[start of Data]

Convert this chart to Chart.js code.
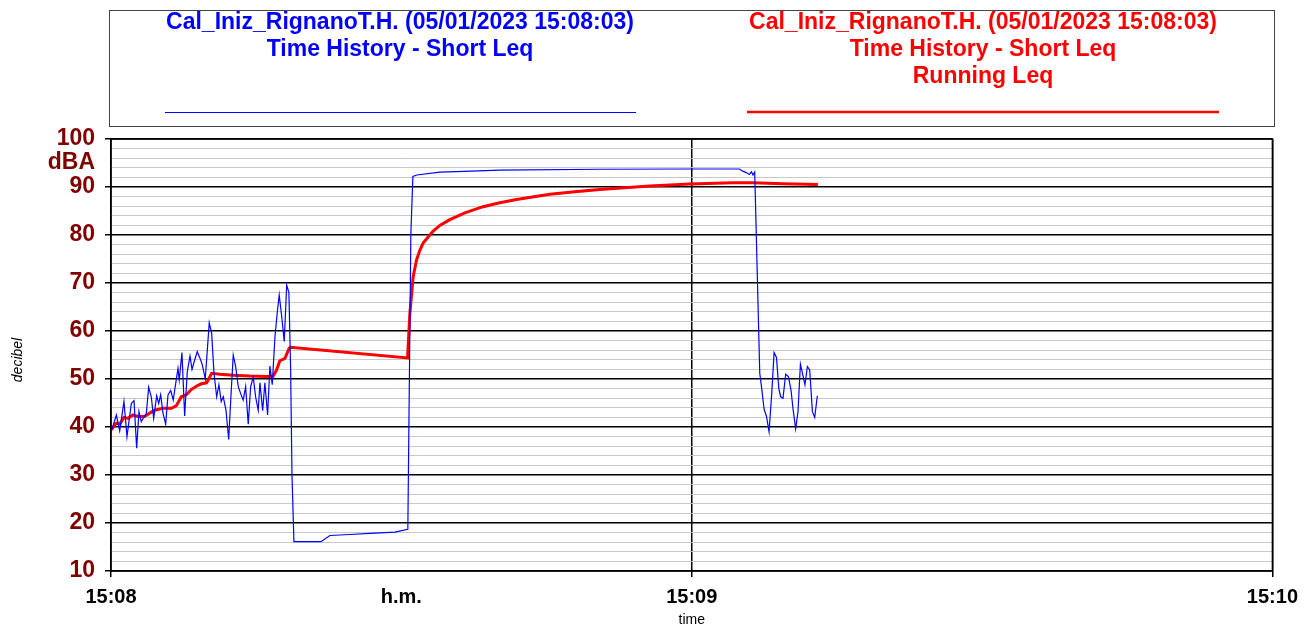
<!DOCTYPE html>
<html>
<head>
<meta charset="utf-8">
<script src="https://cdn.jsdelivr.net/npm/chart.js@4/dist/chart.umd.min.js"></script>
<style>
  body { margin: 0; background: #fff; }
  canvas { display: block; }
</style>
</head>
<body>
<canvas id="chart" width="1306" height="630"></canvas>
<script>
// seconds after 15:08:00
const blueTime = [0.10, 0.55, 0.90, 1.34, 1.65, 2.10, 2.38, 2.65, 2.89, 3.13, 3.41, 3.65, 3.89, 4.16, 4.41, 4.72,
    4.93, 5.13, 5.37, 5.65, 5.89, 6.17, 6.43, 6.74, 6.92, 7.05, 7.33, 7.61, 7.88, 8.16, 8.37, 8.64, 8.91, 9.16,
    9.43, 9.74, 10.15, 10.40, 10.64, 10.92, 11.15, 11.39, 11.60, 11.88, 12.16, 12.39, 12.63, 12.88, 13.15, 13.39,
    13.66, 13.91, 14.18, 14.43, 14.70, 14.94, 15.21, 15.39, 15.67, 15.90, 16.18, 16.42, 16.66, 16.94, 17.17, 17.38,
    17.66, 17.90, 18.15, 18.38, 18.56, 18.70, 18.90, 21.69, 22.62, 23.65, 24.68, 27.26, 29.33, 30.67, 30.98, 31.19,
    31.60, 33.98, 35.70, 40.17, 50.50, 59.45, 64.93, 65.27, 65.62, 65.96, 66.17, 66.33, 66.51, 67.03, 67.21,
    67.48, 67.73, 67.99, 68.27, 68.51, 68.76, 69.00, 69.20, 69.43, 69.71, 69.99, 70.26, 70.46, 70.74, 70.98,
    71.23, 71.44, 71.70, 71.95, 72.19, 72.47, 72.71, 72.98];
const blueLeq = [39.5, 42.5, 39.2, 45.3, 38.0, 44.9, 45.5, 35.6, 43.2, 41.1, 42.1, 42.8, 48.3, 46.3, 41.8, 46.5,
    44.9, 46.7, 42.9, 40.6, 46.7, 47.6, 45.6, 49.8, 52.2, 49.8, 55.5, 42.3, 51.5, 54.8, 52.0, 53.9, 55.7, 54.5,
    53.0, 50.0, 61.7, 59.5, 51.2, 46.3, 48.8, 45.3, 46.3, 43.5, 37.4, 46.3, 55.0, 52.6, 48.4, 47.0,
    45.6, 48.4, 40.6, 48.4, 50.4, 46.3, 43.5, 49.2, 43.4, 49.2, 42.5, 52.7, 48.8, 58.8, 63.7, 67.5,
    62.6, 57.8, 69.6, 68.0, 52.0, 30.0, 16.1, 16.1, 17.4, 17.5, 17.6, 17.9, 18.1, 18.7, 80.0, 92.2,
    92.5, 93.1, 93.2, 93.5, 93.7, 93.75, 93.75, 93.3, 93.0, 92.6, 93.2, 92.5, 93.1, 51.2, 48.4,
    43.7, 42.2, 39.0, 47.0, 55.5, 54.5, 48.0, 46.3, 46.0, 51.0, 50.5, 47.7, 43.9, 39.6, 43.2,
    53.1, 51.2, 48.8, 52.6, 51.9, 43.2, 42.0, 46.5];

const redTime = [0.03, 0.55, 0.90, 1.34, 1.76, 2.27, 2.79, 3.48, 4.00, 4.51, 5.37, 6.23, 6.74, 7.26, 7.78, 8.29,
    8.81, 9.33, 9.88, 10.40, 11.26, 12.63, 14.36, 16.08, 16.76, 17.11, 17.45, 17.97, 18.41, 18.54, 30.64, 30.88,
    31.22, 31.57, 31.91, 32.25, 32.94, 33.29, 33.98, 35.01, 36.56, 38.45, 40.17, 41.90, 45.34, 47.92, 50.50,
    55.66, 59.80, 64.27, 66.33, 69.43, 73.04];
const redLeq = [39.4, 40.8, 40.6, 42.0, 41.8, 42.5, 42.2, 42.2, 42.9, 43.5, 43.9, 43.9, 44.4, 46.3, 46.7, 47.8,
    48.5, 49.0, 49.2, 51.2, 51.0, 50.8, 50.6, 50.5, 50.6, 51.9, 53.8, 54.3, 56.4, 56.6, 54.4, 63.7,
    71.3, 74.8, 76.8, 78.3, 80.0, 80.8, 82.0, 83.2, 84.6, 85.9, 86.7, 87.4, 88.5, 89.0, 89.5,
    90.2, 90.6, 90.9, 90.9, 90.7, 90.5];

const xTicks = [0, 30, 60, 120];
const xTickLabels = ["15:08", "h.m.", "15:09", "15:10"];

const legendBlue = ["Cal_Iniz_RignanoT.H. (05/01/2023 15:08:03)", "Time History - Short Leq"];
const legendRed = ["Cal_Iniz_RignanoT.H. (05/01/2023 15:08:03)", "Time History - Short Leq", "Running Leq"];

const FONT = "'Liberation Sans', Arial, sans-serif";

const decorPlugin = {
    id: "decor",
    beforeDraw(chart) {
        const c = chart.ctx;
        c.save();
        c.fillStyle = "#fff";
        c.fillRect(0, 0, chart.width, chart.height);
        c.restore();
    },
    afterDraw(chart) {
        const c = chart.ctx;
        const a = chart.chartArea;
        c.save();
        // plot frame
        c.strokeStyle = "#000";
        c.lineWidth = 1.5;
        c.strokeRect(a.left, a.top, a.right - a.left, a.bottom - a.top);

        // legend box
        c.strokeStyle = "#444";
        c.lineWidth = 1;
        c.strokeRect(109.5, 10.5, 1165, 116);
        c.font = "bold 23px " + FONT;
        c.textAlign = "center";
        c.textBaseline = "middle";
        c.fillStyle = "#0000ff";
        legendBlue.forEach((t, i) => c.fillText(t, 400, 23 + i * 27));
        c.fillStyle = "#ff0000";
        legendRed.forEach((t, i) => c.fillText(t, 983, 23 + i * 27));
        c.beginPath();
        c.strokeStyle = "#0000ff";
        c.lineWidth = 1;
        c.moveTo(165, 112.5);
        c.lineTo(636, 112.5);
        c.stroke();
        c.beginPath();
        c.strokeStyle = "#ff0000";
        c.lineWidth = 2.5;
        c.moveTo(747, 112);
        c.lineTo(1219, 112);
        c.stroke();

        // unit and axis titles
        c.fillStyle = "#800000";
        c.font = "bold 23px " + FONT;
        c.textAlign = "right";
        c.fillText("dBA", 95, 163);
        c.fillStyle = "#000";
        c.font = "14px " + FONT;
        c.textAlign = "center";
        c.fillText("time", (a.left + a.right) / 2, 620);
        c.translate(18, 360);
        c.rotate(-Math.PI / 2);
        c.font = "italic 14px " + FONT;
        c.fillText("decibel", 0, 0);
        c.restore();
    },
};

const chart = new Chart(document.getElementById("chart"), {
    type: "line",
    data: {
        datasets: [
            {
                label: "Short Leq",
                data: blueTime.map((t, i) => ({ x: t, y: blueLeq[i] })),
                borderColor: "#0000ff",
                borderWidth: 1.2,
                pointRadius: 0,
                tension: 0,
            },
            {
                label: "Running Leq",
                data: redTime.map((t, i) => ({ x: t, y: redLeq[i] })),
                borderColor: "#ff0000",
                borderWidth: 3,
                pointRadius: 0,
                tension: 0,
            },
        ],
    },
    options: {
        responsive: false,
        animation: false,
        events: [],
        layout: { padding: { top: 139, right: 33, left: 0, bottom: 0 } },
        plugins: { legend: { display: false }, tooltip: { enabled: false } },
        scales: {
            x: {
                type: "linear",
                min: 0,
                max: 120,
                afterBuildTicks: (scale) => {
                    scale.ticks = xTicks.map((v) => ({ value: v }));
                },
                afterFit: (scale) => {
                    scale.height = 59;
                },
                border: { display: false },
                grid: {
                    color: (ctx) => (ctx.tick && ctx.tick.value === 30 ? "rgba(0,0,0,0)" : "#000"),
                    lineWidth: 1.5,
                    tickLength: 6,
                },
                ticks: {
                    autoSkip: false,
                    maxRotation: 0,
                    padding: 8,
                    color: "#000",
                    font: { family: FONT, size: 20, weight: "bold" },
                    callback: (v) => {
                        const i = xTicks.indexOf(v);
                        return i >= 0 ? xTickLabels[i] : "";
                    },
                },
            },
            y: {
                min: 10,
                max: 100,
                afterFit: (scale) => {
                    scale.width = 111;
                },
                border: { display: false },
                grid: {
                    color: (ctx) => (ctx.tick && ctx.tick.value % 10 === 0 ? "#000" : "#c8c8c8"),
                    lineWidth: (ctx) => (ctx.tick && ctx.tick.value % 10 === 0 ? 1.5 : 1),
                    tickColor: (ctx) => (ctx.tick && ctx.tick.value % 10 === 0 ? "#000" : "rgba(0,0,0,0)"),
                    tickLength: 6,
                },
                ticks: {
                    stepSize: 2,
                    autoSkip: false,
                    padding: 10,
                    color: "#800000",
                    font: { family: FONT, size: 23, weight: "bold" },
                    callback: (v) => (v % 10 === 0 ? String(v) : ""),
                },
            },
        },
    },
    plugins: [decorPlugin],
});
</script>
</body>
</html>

[end of Data]

Directions for this task
Pull out each line containing the word "chart" and copy it.

Solution to this task
Convert this chart to Chart.js code.
<script src="https://cdn.jsdelivr.net/npm/chart.js@4/dist/chart.umd.min.js"></script>
<canvas id="chart" width="1306" height="630"></canvas>
    beforeDraw(chart) {
        const c = chart.ctx;
        c.fillRect(0, 0, chart.width, chart.height);
    afterDraw(chart) {
        const c = chart.ctx;
        const a = chart.chartArea;
const chart = new Chart(document.getElementById("chart"), {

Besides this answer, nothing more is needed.